What does a $135 million Klimt buy you? The ability to charge $50 for admission to see it, apparently. The Neue Galerie, the tiny, gorgeous Fifth Avenue museum, received the $135 million painting as a gift from Ronald Lauder, and has been earning rave reviews from critics for the gilded Klimt painting, Adele Bloch-Bauer I. And now, it is putting a $50 price tag on the chance to see her on the gallery's usual closed day - Wednesday, as it rides a publicity wave. The Neue explained the price hike using the Metropolitan Museum of Art, which announced it was raising the suggested general admission to $20 last week, as an example, noting the Met's $50 admission on Mondays for special exhibits. We're trying to think of people who would pay $50 on Wednesday while they could pay $15 on other days, but we suppose those people might be scholars, tourists with a Klimt hankering, and those who can use a write-off.
Will you be headed to the Neue? We highly recommend the cafe, Cafe Sabarsky for its goulash and yummy yummy tortes. And seeing Adele Bloch-Bauer I (along with four other Klimts on loan) is so hot, the Neue's brochure was even on eBay.





Nope, "scholars" won't pay fifty bucks to see a Klimt painting, or even to see the five now on view at the Neue Galerie - and not only because scholars are so poorly paid. If they have any sense, they have press passes, museum passes, or other nifty connections to let them do their work without paying those crazy prices. I saw those Klimts in Vienna years ago, where they looked terrific, and more recently in LA, where the installation was truly hideous. I look forward to seeing them again, for free, this week in NY.

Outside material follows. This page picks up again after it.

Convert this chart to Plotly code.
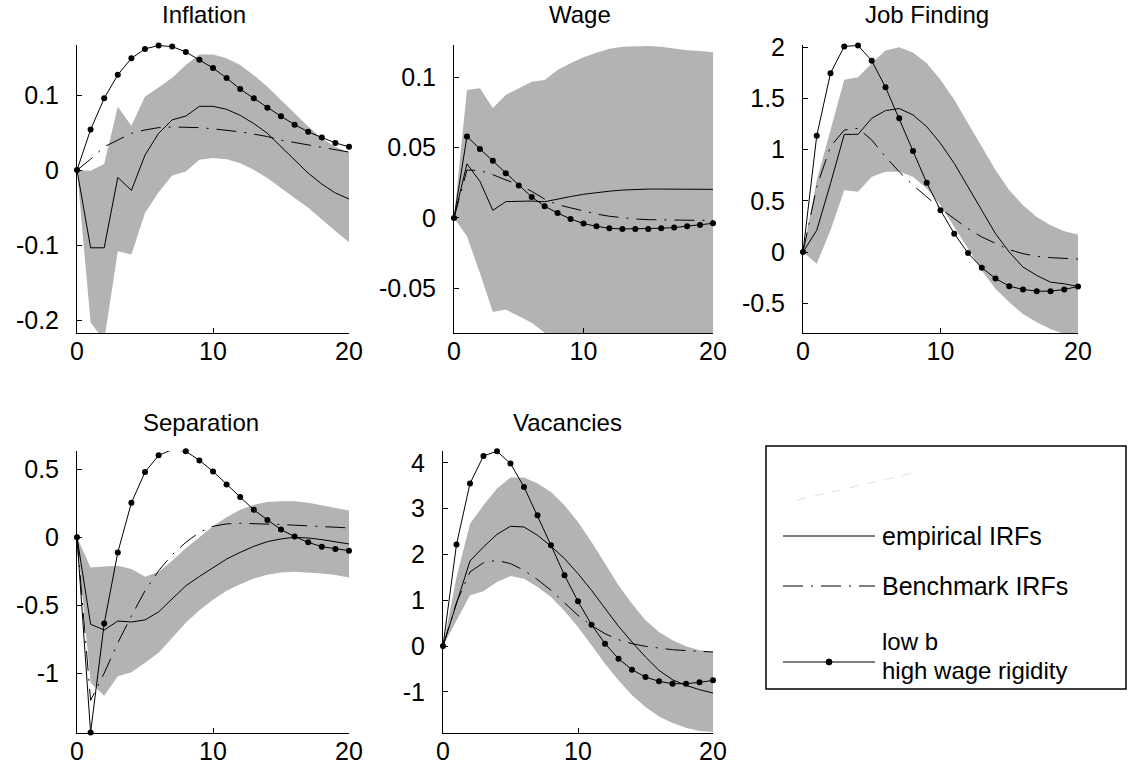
import plotly.graph_objects as go

W, H = 1128, 773
t = list(range(21))

# ---------------- data ----------------
infl_emp = [0, -0.1035, -0.1035, -0.0097, -0.027, 0.020, 0.049, 0.067, 0.072, 0.085, 0.085,
            0.081, 0.073, 0.062, 0.049, 0.031, 0.0137, -0.004, -0.0186, -0.0305, -0.0385]
infl_bench = [0, 0.0146, 0.031, 0.040, 0.049, 0.0535, 0.0566, 0.0575, 0.0575, 0.0566, 0.055,
              0.0535, 0.051, 0.048, 0.0447, 0.040, 0.0367, 0.033, 0.030, 0.027, 0.024]
infl_lowb = [0, 0.054, 0.0956, 0.127, 0.149, 0.1615, 0.166, 0.1646, 0.1575, 0.147, 0.136,
             0.1226, 0.108, 0.0956, 0.0832, 0.0717, 0.0606, 0.051, 0.0434, 0.0363, 0.031]
infl_up = [0, -0.001, 0.008, 0.0845, 0.059, 0.098, 0.110, 0.123, 0.140, 0.154, 0.154,
           0.149, 0.140, 0.1265, 0.111, 0.093, 0.0757, 0.058, 0.0425, 0.031, 0.0235]
infl_lo = [0, -0.203, -0.227, -0.108, -0.1125, -0.057, -0.0296, -0.007, -0.002, 0.0137, 0.016,
           0.0146, 0.0093, 0.0004, -0.0106, -0.024, -0.037, -0.050, -0.066, -0.081, -0.096]

wage_emp = [0, 0.0384, 0.026, 0.0054, 0.0116, 0.0118, 0.012, 0.0115, 0.0135, 0.0152, 0.0168,
            0.018, 0.019, 0.0198, 0.0203, 0.0205, 0.0205, 0.0205, 0.0203, 0.0203, 0.0203]
wage_bench = [0, 0.034, 0.0337, 0.0307, 0.027, 0.0236, 0.0189, 0.0134, 0.0094, 0.0071, 0.0047,
              0.0028, 0.0012, 0.0, -0.0007, -0.0012, -0.0014, -0.0017, -0.0017, -0.0017, -0.0017]
wage_lowb = [0, 0.0578, 0.049, 0.0406, 0.0318, 0.0231, 0.0149, 0.0083, 0.0035, -0.0007, -0.004,
             -0.0059, -0.0073, -0.0078, -0.0078, -0.0078, -0.0073, -0.0068, -0.0059, -0.005, -0.0038]
wage_up = [0, 0.0908, 0.092, 0.078, 0.0873, 0.092, 0.0967, 0.0979, 0.105, 0.1097, 0.114,
           0.1172, 0.120, 0.1215, 0.122, 0.122, 0.1215, 0.120, 0.119, 0.1184, 0.1175]
wage_lo = [0, -0.013, -0.039, -0.0667, -0.065, -0.0696, -0.0743, -0.0814, -0.0861, -0.088, -0.088,
           -0.088, -0.088, -0.088, -0.088, -0.088, -0.088, -0.088, -0.086, -0.084, -0.0815]

jf_emp = [0, 0.212, 0.669, 1.148, 1.148, 1.305, 1.38, 1.40, 1.338, 1.223, 1.06,
          0.865, 0.636, 0.408, 0.179, 0.0, -0.147, -0.228, -0.294, -0.31, -0.336]
jf_bench = [0, 0.636, 1.03, 1.19, 1.207, 1.093, 0.93, 0.783, 0.652, 0.538, 0.424,
            0.326, 0.228, 0.147, 0.082, 0.023, -0.016, -0.042, -0.055, -0.065, -0.068]
jf_lowb = [0, 1.135, 1.745, 2.006, 2.016, 1.866, 1.608, 1.305, 0.985, 0.675, 0.408,
           0.179, -0.01, -0.153, -0.258, -0.333, -0.365, -0.382, -0.382, -0.365, -0.336]
jf_up = [0, 0.70, 1.19, 1.68, 1.706, 1.843, 1.967, 1.997, 1.948, 1.843, 1.68,
         1.485, 1.256, 1.028, 0.80, 0.604, 0.457, 0.343, 0.261, 0.202, 0.17]
jf_lo = [0, -0.114, 0.212, 0.604, 0.587, 0.734, 0.783, 0.783, 0.734, 0.62, 0.457,
         0.245, 0.033, -0.179, -0.359, -0.489, -0.604, -0.685, -0.75, -0.80, -0.83]

sep_emp = [0, -0.64, -0.682, -0.616, -0.623, -0.608, -0.549, -0.456, -0.357, -0.288, -0.222,
           -0.16, -0.111, -0.0665, -0.032, -0.012, 0.0, -0.005, -0.017, -0.032, -0.049]
sep_bench = [0, -1.2, -1.0, -0.776, -0.579, -0.394, -0.246, -0.128, -0.037, 0.037, 0.081,
             0.0985, 0.103, 0.101, 0.0985, 0.094, 0.089, 0.084, 0.079, 0.074, 0.069]
sep_lowb = [0, -1.436, -0.635, -0.111, 0.254, 0.48, 0.603, 0.645, 0.633, 0.566, 0.485,
            0.389, 0.296, 0.202, 0.128, 0.057, 0.005, -0.037, -0.069, -0.086, -0.0985]
sep_up = [0, -0.222, -0.214, -0.209, -0.234, -0.29, -0.254, -0.172, -0.081, 0.0, 0.081,
          0.148, 0.202, 0.239, 0.259, 0.266, 0.266, 0.254, 0.234, 0.217, 0.197]
sep_lo = [0, -1.071, -1.165, -1.022, -0.993, -0.924, -0.85, -0.739, -0.628, -0.537, -0.46,
          -0.394, -0.345, -0.303, -0.276, -0.259, -0.254, -0.259, -0.266, -0.278, -0.296]

vac_emp = [0, 0.95, 1.858, 2.164, 2.44, 2.616, 2.60, 2.419, 2.18, 1.909, 1.581,
           1.217, 0.816, 0.43, 0.087, -0.24, -0.532, -0.736, -0.86, -0.954, -1.027]
vac_bench = [0, 0.95, 1.62, 1.82, 1.87, 1.80, 1.654, 1.45, 1.217, 0.94, 0.67,
             0.45, 0.27, 0.138, 0.051, -0.007, -0.05, -0.08, -0.10, -0.117, -0.13]
vac_lowb = [0, 2.22, 3.55, 4.153, 4.255, 3.985, 3.475, 2.856, 2.20, 1.545, 0.976,
            0.466, 0.051, -0.277, -0.517, -0.678, -0.772, -0.823, -0.823, -0.794, -0.75]
vac_up = [0, 1.5, 2.67, 3.075, 3.44, 3.68, 3.68, 3.55, 3.366, 3.075, 2.71,
          2.273, 1.80, 1.326, 0.925, 0.561, 0.306, 0.124, -0.007, -0.095, -0.131]
vac_lo = [0, 0.56, 1.107, 1.195, 1.40, 1.53, 1.47, 1.29, 1.07, 0.765, 0.415,
          0.015, -0.386, -0.75, -1.078, -1.333, -1.537, -1.683, -1.785, -1.858, -1.88]

titles = ["Inflation", "Wage", "Job Finding", "Separation", "Vacancies"]
x_ticks = [0, 10, 20]
x_ticktext = ["0", "10", "20"]
y_ticks = [[-0.2, -0.1, 0, 0.1], [-0.05, 0, 0.05, 0.1], [-0.5, 0, 0.5, 1, 1.5, 2],
           [-1, -0.5, 0, 0.5], [-1, 0, 1, 2, 3, 4]]
y_ticktext = [["-0.2", "-0.1", "0", "0.1"], ["-0.05", "0", "0.05", "0.1"],
              ["-0.5", "0", "0.5", "1", "1.5", "2"], ["-1", "-0.5", "0", "0.5"],
              ["-1", "0", "1", "2", "3", "4"]]
legend_labels = ["empirical IRFs", "Benchmark IRFs", "low b", "high wage rigidity"]

panels = [
    (infl_emp, infl_bench, infl_lowb, infl_up, infl_lo),
    (wage_emp, wage_bench, wage_lowb, wage_up, wage_lo),
    (jf_emp, jf_bench, jf_lowb, jf_up, jf_lo),
    (sep_emp, sep_bench, sep_lowb, sep_up, sep_lo),
    (vac_emp, vac_bench, vac_lowb, vac_up, vac_lo),
]

# ---------------- layout geometry (pixels) ----------------
boxes = [  # left, right, top, bottom
    (77, 349, 45, 333),
    (454, 713, 45, 333),
    (803, 1078, 45, 333),
    (77, 349, 451, 733),
    (443, 713, 451, 733),
]
y_ranges = [(-0.217, 0.1667), (-0.0816, 0.1227), (-0.79, 2.02), (-1.44, 0.635), (-1.9, 4.26)]
title_pos = [(204, 14), (580, 14), (927, 14), (201, 423), (567, 423)]

def px(x):
    return x / W

def py(y):
    return 1 - y / H

FONT = "Liberation Sans, Arial, Helvetica, sans-serif"
BAND = "rgb(179,179,179)"
DASHDOT = "20px,8px,2px,8px"
TICK_SIZE = 25
TITLE_SIZE = 24
LEG_SIZE = 25

fig = go.Figure()
layout = dict(template="none", width=W, height=H, margin=dict(l=0, r=0, t=0, b=0, pad=0),
              autosize=False, paper_bgcolor="white", plot_bgcolor="white", showlegend=False,
              font=dict(family=FONT, color="black", size=TICK_SIZE))

annotations = []
for i, (emp, bench, lowb, up, lo) in enumerate(panels):
    k = "" if i == 0 else str(i + 1)
    xa, ya = "x" + k, "y" + k
    fig.add_trace(go.Scatter(x=t + t[::-1], y=up + lo[::-1], fill="toself", fillcolor=BAND,
                             line=dict(width=0), mode="lines", hoverinfo="skip",
                             xaxis=xa, yaxis=ya))
    fig.add_trace(go.Scatter(x=t, y=bench, mode="lines",
                             line=dict(color="black", width=1, dash=DASHDOT),
                             xaxis=xa, yaxis=ya))
    fig.add_trace(go.Scatter(x=t, y=emp, mode="lines", line=dict(color="black", width=1),
                             xaxis=xa, yaxis=ya))
    fig.add_trace(go.Scatter(x=t, y=lowb, mode="lines+markers",
                             line=dict(color="black", width=1),
                             marker=dict(color="black", size=6),
                             xaxis=xa, yaxis=ya, cliponaxis=False))
    l, r, tp, bt = boxes[i]
    layout["xaxis" + k] = dict(domain=[px(l), px(r)], range=[0, 20], anchor=ya,
                               automargin=False,
                               showgrid=False, zeroline=False, showline=True,
                               linecolor="black", linewidth=1, mirror=False,
                               ticks="inside", ticklen=5, tickcolor="black",
                               tickvals=x_ticks, ticktext=x_ticktext,
                               ticklabelstandoff=-4, tickfont=dict(size=TICK_SIZE, family=FONT))
    layout["yaxis" + k] = dict(domain=[py(bt), py(tp)], range=list(y_ranges[i]), anchor=xa,
                               automargin=False,
                               showgrid=False, zeroline=False, showline=True,
                               linecolor="black", linewidth=1, mirror=False,
                               ticks="inside", ticklen=5, tickcolor="black",
                               tickvals=y_ticks[i], ticktext=y_ticktext[i],
                               ticklabelstandoff=12, tickfont=dict(size=TICK_SIZE, family=FONT))
    tx, ty = title_pos[i]
    annotations.append(dict(text=titles[i], x=px(tx), y=py(ty), xref="paper", yref="paper",
                            showarrow=False, xanchor="center", yanchor="middle",
                            font=dict(size=TITLE_SIZE, family=FONT)))

# ---------------- legend (drawn manually) ----------------
shapes = [
    dict(type="rect", xref="paper", yref="paper", x0=px(766), x1=px(1126), y0=py(689), y1=py(446),
         line=dict(color="black", width=1.5), fillcolor="rgba(0,0,0,0)"),
    dict(type="line", xref="paper", yref="paper", x0=px(797), y0=py(500), x1=px(917), y1=py(472),
         line=dict(color="rgb(225,225,225)", width=1, dash="dash")),
    dict(type="line", xref="paper", yref="paper", x0=px(783), y0=py(536), x1=px(875), y1=py(536),
         line=dict(color="black", width=1)),
    dict(type="line", xref="paper", yref="paper", x0=px(783), y0=py(586), x1=px(875), y1=py(586),
         line=dict(color="black", width=1, dash=DASHDOT)),
    dict(type="line", xref="paper", yref="paper", x0=px(783), y0=py(662), x1=px(875), y1=py(662),
         line=dict(color="black", width=1)),
    dict(type="circle", xref="paper", yref="paper", x0=px(826), y0=py(665), x1=px(832), y1=py(659),
         line=dict(color="black", width=1), fillcolor="black"),
]
legend_text_pos = [(880, 536, LEG_SIZE), (880, 586, LEG_SIZE), (880, 641, 24), (880, 670, 24)]
for lab, (lx, ly, fs) in zip(legend_labels, legend_text_pos):
    annotations.append(dict(text=lab, x=px(lx), y=py(ly), xref="paper", yref="paper",
                            showarrow=False, xanchor="left", yanchor="middle",
                            font=dict(size=fs, family=FONT)))

layout["annotations"] = annotations
layout["shapes"] = shapes
fig.update_layout(**layout)
fig.write_html("out.html")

The attempt to gouge people (or widen the class gap even further) is disgusting, and I'm not referring strictly to Neue Gallerie.
no-ski.......doesn't the lucky gene pool member have enuf money?
$135 million for a Klimt?!? Ronald, you got robbed.
FIFTY DOLLARS?! That is insanity.
it's a good thing that they are taking steps to insure that the masses will not have access to art.
wouldn't want to delute the experience by allowing common people to lay eyes on work of the masters.